>> Begin

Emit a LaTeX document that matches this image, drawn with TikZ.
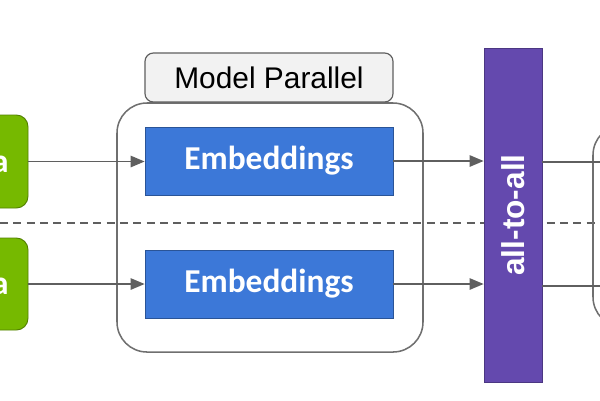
\documentclass[tikz,border=0pt]{standalone}
\usepackage{fontspec}
\setmainfont{Liberation Sans}
\newfontfamily\embfont{Carlito}
\usetikzlibrary{arrows.meta}

\definecolor{datagreen}{HTML}{76B900}
\definecolor{embblue}{HTML}{3C78D8}
\definecolor{a2apurple}{HTML}{6449AE}
\definecolor{linegray}{HTML}{5F5F5F}

\tikzset{
  databox/.style={draw=datagreen!70!black, fill=datagreen, rounded corners=3.5mm, line width=0.8pt,
    text=white, font=\embfont\bfseries\fontsize{28.5}{31}\selectfont},
  embbox/.style={draw=embblue!70!black, fill=embblue, line width=0.6pt,
    text=white, font=\embfont\bfseries\fontsize{28.5}{31}\selectfont},
  flow/.style={draw=linegray, line width=1.4pt, -{Triangle[length=4.2mm, width=3.4mm]}},
  plain/.style={draw=linegray, line width=1.4pt},
}

\begin{document}
\begin{tikzpicture}[x=0.3mm, y=-0.3mm]
    \useasboundingbox (0,0) rectangle (600,400);
    \clip (0,0) rectangle (600,400);
    \fill[white] (0,0) rectangle (600,400);

    % 区切り線
    \coordinate (sepL) at (0,223);
    \coordinate (sepR) at (600,223);
    \draw[linegray, line width=1.1pt, dash pattern=on 2.4mm off 1.6mm] (sepL) -- (sepR);

    % 入力
    \node[databox, minimum width=31.2mm, minimum height=27.9mm] (dataT) at (-24,161.5) {Data};
    \node[databox, minimum width=31.2mm, minimum height=27.6mm] (dataB) at (-24,284) {Data};

    % Model Parallel の枠
    \node[draw=linegray!90, line width=1.3pt, rounded corners=9mm,
      minimum width=91.8mm, minimum height=74.7mm] (mpGroup) at (270,227.5) {};
    \node[draw=linegray, fill=gray!10, line width=1pt, rounded corners=2.5mm,
      minimum width=74.4mm, minimum height=14.7mm,
      font=\fontsize{25.5}{28}\selectfont] (mpLabel) at (269,77.5) {Model Parallel};

    % Embeddings
    \node[embbox, minimum width=74.4mm, minimum height=20.4mm] (embT) at (269,161) {Embeddings};
    \node[embbox, minimum width=74.4mm, minimum height=20.4mm] (embB) at (269,284) {Embeddings};

    % all-to-all
    \node[draw=a2apurple!75!black, fill=a2apurple, line width=0.6pt,
      minimum width=17.4mm, minimum height=100.2mm] (a2a) at (513,215) {};
    \node[rotate=90, text=white, font=\bfseries\fontsize{27}{30}\selectfont] (a2aText) at (a2a.center) {all-to-all};

    % 右側の枠
    \node[draw=linegray!90, line width=1.3pt, rounded corners=9mm,
      minimum width=36mm, minimum height=60.6mm] (rightGroup) at (653,226) {};

    % 矢印
    \draw[flow] (dataT.east) -- (dataT.east -| embT.west);
    \draw[flow] (dataB.east) -- (dataB.east -| embB.west);
    \draw[flow] (embT.east) -- (embT.east -| a2a.west);
    \draw[flow] (embB.east) -- (embB.east -| a2a.west);

    \coordinate (outT) at (620,162);
    \coordinate (outB) at (620,286);
    \draw[plain] (a2a.east |- outT) -- (outT);
    \draw[plain] (a2a.east |- outB) -- (outB);
  \end{tikzpicture}
\end{document}
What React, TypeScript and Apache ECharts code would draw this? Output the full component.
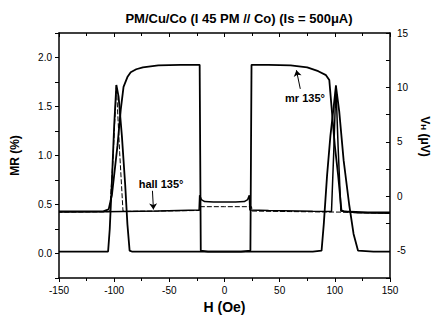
import React, { useEffect, useRef } from "react";
import * as echarts from "echarts";

const TITLE = "PM/Cu/Co (I 45 PM // Co) (Is = 500\u03bcA)";
const X_NAME = "H (Oe)";
const LEFT_NAME = "MR (%)";

// MR traces (left axis, %)
const mrUpH = [-150, -110, -105, -102, -100, -97, -94, -91.5, -88, -85, -80, -74, -60, -40, -22.5, -22, -21.5, -15, 0, 20, 50, 80, 88, 90, 93, 96, 99, 101, 104, 108, 113, 117, 121, 135, 150];
const mrUpV = [0.43, 0.43, 0.45, 0.6, 0.8, 1.1, 1.47, 1.7, 1.8, 1.85, 1.88, 1.9, 1.92, 1.925, 1.925, 1.0, 0.03, 0.02, 0.02, 0.02, 0.02, 0.02, 0.03, 0.3, 0.8, 1.2, 1.5, 1.71, 1.45, 0.95, 0.5, 0.2, 0.03, 0.02, 0.02];

const mrDownH = [150, 130, 108, 106, 103, 100, 97, 95, 92, 85, 75, 60, 40, 24.5, 24, 23.5, 15, 0, -20, -50, -84, -86, -88, -90, -93, -96, -98, -100, -102, -104, -105.5, -120, -150];
const mrDownV = [0.42, 0.42, 0.43, 0.44, 0.8, 1.1, 1.5, 1.77, 1.82, 1.86, 1.9, 1.92, 1.925, 1.925, 1.0, 0.03, 0.02, 0.02, 0.02, 0.02, 0.02, 0.03, 0.3, 0.7, 1.2, 1.6, 1.72, 1.3, 0.75, 0.25, 0.02, 0.02, 0.02];

// Hall traces (right axis, μV)
const hallUpH = [-150, -110, -60, -23, -22.5, -21, -18, -10, 0, 10, 18, 21, 22.5, 23, 40, 80, 97, 99, 101, 103, 105.5, 120, 150];
const hallUpV = [-1.45, -1.42, -1.35, -1.25, 0.1, -0.3, -0.48, -0.52, -0.52, -0.52, -0.48, -0.3, 0.1, -1.25, -1.3, -1.38, -1.4, 4.0, 10.2, 4.5, -1.35, -1.5, -1.55];

const hallDownH = [150, 120, 106, 60, 25, 24.5, 0, -22, -22.5, -60, -88, -92, -95, -98, -101, -104, -110, -150];
const hallDownV = [-1.55, -1.5, -1.45, -1.4, -1.35, -0.95, -0.95, -0.95, -1.3, -1.35, -1.38, -1.35, 4.0, 10.2, 3.5, -1.4, -1.42, -1.45];

const leftLabelValues = [0, 0.5, 1.0, 1.5, 2.0];
const rightLabelValues = [-5, 0, 5, 10, 15];

const pair = (xs: number[], ys: number[]) => xs.map((x, i) => [x, ys[i]]);
const FONT = "'Liberation Sans', Arial, sans-serif";

export default function App() {
  const ref = useRef<HTMLDivElement>(null);
  useEffect(() => {
    if (!ref.current) return;
    const chart = echarts.init(ref.current, undefined, { renderer: "svg" });
    const axisLine = { show: true, onZero: false, lineStyle: { color: "#000", width: 1.5 } };
    const lbl = { color: "#000", fontSize: 10, fontFamily: FONT };
    const lineSeries = (name: string, data: number[][], yIdx: number, width: number, type: any) => ({
      name,
      type: "line",
      yAxisIndex: yIdx,
      data,
      showSymbol: false,
      symbol: "none",
      silent: true,
      lineStyle: { color: "#000", width, type },
    });
    const option: any = {
      animation: false,
      backgroundColor: "#fff",
      textStyle: { fontFamily: FONT },
      title: {
        text: TITLE,
        left: 234,
        textAlign: "center",
        top: 7,
        textStyle: { fontSize: 13, fontWeight: "bold", color: "#000", fontFamily: FONT },
      },
      grid: { left: 59, right: 35, top: 33, bottom: 45 },
      xAxis: [
        {
          type: "value",
          min: -150,
          max: 150,
          interval: 50,
          position: "bottom",
          axisLine,
          axisTick: { show: true, inside: false, length: 4, lineStyle: { color: "#000", width: 1 } },
          minorTick: { show: true, splitNumber: 2, length: 3, lineStyle: { color: "#000", width: 1 } },
          axisLabel: { ...lbl, margin: 7 },
          splitLine: { show: false },
          minorSplitLine: { show: false },
          name: X_NAME,
          nameLocation: "middle",
          nameGap: 21,
          nameTextStyle: { fontSize: 14, fontWeight: "bold", color: "#000", fontFamily: FONT },
        },
        {
          type: "value",
          min: -150,
          max: 150,
          interval: 50,
          position: "top",
          axisLine,
          axisTick: { show: true, inside: true, length: 4, lineStyle: { color: "#000", width: 1 } },
          minorTick: { show: true, splitNumber: 2, length: 3, lineStyle: { color: "#000", width: 1 } },
          axisLabel: { show: false },
          splitLine: { show: false },
        },
      ],
      yAxis: [
        {
          type: "value",
          min: -0.25,
          max: 2.25,
          interval: 0.25,
          position: "left",
          axisLine,
          axisTick: { show: true, inside: false, length: 4, lineStyle: { color: "#000", width: 1 } },
          axisLabel: {
            ...lbl,
            margin: 7,
            formatter: (v: number) => (leftLabelValues.some((t) => Math.abs(t - v) < 1e-6) ? v.toFixed(1) : ""),
          },
          splitLine: { show: false },
          name: LEFT_NAME,
          nameLocation: "middle",
          nameRotate: 90,
          nameGap: 38,
          nameTextStyle: { fontSize: 12, fontWeight: "bold", color: "#000", fontFamily: FONT },
        },
        {
          type: "value",
          min: -7.5,
          max: 15,
          interval: 2.5,
          position: "right",
          axisLine,
          axisTick: { show: true, inside: true, length: 4, lineStyle: { color: "#000", width: 1 } },
          axisLabel: {
            ...lbl,
            margin: 7,
            formatter: (v: number) => (rightLabelValues.some((t) => Math.abs(t - v) < 1e-6) ? String(v) : ""),
          },
          splitLine: { show: false },
          name: "{v|V}{s|H}{v| (\u03bcV)}",
          nameLocation: "middle",
          nameRotate: -90,
          nameGap: 20,
          nameTextStyle: {
            color: "#000",
            fontFamily: FONT,
            padding: [0, 38, 0, 0],
            rich: {
              v: { fontSize: 12, fontWeight: "bold", color: "#000", fontFamily: FONT, lineHeight: 12, verticalAlign: "top" },
              s: { fontSize: 8, fontWeight: "bold", color: "#000", fontFamily: FONT, lineHeight: 8, padding: [6, 0, 0, 0], verticalAlign: "bottom" },
            },
          },
        },
      ],
      series: [
        {
          ...lineSeries("mr up", pair(mrUpH, mrUpV), 0, 1.8, "solid"),
          markPoint: {
            symbol: "circle",
            symbolSize: 0,
            silent: true,
            label: {
              show: true,
              position: "inside",
              color: "#000",
              fontSize: 11,
              fontWeight: "bold",
              fontFamily: FONT,
              formatter: (p: any) => p.name,
            },
            data: [
              { name: "hall 135\u00b0", coord: [-57.5, 0.71] },
              { name: "mr 135\u00b0", coord: [73, 1.59] },
            ],
          },
          markLine: {
            silent: true,
            symbol: ["none", "arrow"],
            symbolSize: 6,
            label: { show: false },
            lineStyle: { color: "#000", width: 1, type: "solid" },
            data: [
              [{ coord: [-65.3, 0.64] }, { coord: [-64.4, 0.45] }],
              [{ coord: [68.7, 1.68] }, { coord: [65.2, 1.87] }],
            ],
          },
        },
        lineSeries("mr down", pair(mrDownH, mrDownV), 0, 1.8, "solid"),
        lineSeries("hall up", pair(hallUpH, hallUpV), 1, 1.5, "solid"),
        lineSeries("hall down", pair(hallDownH, hallDownV), 1, 1, [5, 2]),
      ],
    };
    chart.setOption(option);
    return () => chart.dispose();
  }, []);
  return <div ref={ref} style={{ position: "absolute", left: 0, top: 0, width: 441, height: 323 }} />;
}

>> End

## Work instructions
Identify each line holding the string "React", and copy it out.

## Worked solution
What React, TypeScript and Apache ECharts code would draw this? Output the full component.
import React, { useEffect, useRef } from "react";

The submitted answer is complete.